Philip and Jeffrey Bershad were in trouble. Their idealistic project—take over and grow the family wallcoverings business—had hit a rough patch almost before it had begun. It was the early aughts and their product wasn’t in vogue—not that anyone was buying much of anything in the traumatic aftermath of September 11th. Even worse, no one seemed to know what to make of their ragtag offering of grasscloth, rugs, wallpaper and passementerie.
“When we joined the business, our dad had run it with an entrepreneurial mindset, which is a survivor’s mindset,” Jeffrey tells host Dennis Scully on the latest episode of the Business of Home podcast, sponsored by High Point Market. “He felt that diversifying was one of the keys to survival. But when Philip and I started to meet with designers, they said, ‘We don’t know what Phillip Jeffries stands for.’”
The Bershads are the kind of brothers that make you want a brother. Upbeat, cheerful, close and supportive of each other, they had grown up strategizing lemonade stand marketing plans and had run a “bank” out of their basement. As adults, they both went out into the corporate world, always knowing they’d someday work on a business together. After kicking around various ideas—real estate, a web company—they landed on what had been under their noses all along: their father’s 25-year-old fabric company, named after the two of them.
The early days were marked by stress, challenges and no small amount of whiplash. “When Philip and I joined, we had been working at Fortune 500 companies, and suddenly we were in a mom-and-pop business of seven people, including mom and pop,” says Jeffrey. “It was very tough, and scary,” adds Philip. “Our business had really started to dip, and I had put all my chips down to come on board with the family.”
After a few tough years, the Bershads landed on the epiphany that set them on their way. “We decided we were going to take a stand,” says Jeffrey. “We were gonna say, ‘We don’t want to be a wallpaper company and a fabric company and a trim company and a rug company and a passementerie company.’ We’re going to get rid of everything and try to be the world’s best at one thing—natural and textile wallcoverings.”
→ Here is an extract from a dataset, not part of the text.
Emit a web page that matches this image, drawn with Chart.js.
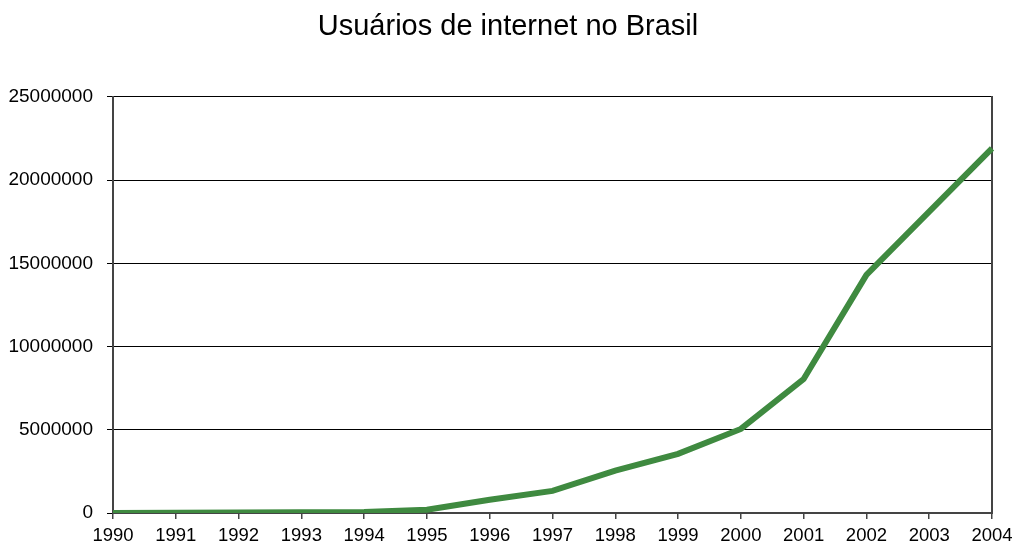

With this strategy change, Phillip Jeffries started to grow by leaps and bounds. Now the brothers employ 160, with operations all over the world. The challenge today isn’t about survival, but about maintaining a competitive advantage and growing intelligently. To that end, the Bershads have created a unique high-energy company culture at Phillip Jeffries that sounds like a combination of a summer camp, a TED Talk and a startup on a deadline.
There’s team-building (their annual spirit-week retreat, with group skits and songs, is just around the corner) and self-improvement perks—employees are given paid time off to learn outside the company and participate in charitable activities. The Bershads also give staff a comprehensive health benefits package and bonuses for how well employees live the values of the firm, defined by the acronym WIPTAG (you’ll have to listen to the podcast to find out what it stands for).
On the flipside, the Bershads are fanatical about collecting data, and push employees to achieve against measurable metrics—all of which are discussed at Phillip Jeffries’s daily all-hands huddles. “One of the things we tell people is that we aspire for this to be the most fun job you’ve ever had, and the hardest job you’ve ever had,” says Philip.
Looking forward, the brothers are continuing to grow the company’s reach (they just expanded into Canada earlier this year) and improve it in all the small immeasurable ways that great companies differentiate themselves from good ones. Though Phillip Jeffries is occasionally perceived as an overnight success, the Bershads are candid about the time it takes to get it right. “We didn’t have our values and our vision and our purpose [right away],” says Philip. “To anyone who feels like ‘How am I gonna do everything?’ Start with one thing.”